» **Exercise details**
Return each line holding the string "with".

(Stored data entries)
----

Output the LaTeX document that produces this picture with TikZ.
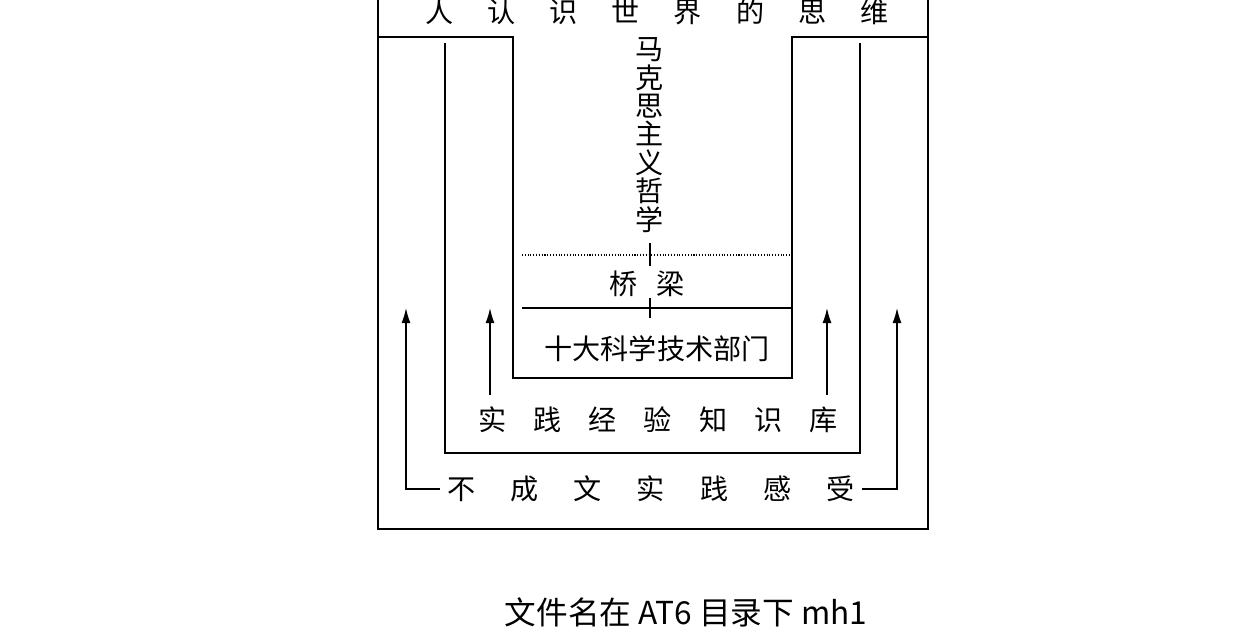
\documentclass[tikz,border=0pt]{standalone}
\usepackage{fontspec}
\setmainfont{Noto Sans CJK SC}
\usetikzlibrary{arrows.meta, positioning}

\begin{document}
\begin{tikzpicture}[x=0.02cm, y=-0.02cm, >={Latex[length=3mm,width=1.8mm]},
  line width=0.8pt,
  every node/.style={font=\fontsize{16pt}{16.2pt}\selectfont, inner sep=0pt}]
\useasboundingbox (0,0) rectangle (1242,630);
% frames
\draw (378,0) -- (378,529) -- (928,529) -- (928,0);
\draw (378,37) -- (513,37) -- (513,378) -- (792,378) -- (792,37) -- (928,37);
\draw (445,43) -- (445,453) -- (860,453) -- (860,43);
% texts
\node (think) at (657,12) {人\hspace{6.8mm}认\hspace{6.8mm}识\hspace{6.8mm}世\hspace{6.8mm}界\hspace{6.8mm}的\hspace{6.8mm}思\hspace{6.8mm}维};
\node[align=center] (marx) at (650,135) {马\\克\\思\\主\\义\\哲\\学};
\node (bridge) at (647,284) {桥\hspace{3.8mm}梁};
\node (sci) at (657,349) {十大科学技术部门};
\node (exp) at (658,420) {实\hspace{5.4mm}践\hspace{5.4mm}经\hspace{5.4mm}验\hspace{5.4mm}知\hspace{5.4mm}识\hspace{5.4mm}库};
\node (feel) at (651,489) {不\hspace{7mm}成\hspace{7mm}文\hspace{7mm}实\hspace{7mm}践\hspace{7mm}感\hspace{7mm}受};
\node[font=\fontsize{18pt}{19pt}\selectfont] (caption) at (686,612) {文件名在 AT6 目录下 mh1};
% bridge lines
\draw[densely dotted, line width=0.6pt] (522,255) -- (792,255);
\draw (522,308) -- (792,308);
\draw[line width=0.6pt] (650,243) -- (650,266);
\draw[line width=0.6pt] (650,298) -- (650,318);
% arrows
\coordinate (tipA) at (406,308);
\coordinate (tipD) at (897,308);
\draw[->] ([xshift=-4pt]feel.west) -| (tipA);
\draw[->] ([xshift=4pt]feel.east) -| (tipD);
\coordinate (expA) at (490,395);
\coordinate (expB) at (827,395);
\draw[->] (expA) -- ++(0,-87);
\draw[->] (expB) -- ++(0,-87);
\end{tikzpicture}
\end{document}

----

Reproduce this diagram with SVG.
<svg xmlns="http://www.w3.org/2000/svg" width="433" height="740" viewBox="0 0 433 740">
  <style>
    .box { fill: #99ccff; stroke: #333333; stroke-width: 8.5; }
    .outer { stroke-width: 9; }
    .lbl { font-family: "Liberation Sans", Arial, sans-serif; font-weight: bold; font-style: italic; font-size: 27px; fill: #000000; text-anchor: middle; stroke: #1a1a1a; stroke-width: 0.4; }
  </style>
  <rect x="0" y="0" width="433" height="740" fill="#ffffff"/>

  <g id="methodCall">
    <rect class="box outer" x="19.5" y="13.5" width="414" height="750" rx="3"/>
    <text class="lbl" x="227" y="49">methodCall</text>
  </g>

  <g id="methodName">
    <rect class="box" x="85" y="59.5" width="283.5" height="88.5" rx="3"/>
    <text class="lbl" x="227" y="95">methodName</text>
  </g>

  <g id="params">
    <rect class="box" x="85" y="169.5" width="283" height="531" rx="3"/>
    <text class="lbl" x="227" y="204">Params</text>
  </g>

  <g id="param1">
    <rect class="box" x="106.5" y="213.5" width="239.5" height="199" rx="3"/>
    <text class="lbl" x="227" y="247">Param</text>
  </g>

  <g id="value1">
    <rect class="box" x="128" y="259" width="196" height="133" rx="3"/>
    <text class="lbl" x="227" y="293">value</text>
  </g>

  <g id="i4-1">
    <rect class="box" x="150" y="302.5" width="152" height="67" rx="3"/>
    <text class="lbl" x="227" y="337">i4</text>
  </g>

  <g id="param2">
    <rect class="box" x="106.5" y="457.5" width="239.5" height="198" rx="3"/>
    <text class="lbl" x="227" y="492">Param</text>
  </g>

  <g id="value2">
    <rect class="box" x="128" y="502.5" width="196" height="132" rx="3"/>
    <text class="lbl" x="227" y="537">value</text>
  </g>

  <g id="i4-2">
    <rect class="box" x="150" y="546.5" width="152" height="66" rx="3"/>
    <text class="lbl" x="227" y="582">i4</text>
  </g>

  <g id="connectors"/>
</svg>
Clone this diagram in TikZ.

----

» **Task solution**
Output the LaTeX document that produces this picture with TikZ.
Reproduce this diagram with SVG.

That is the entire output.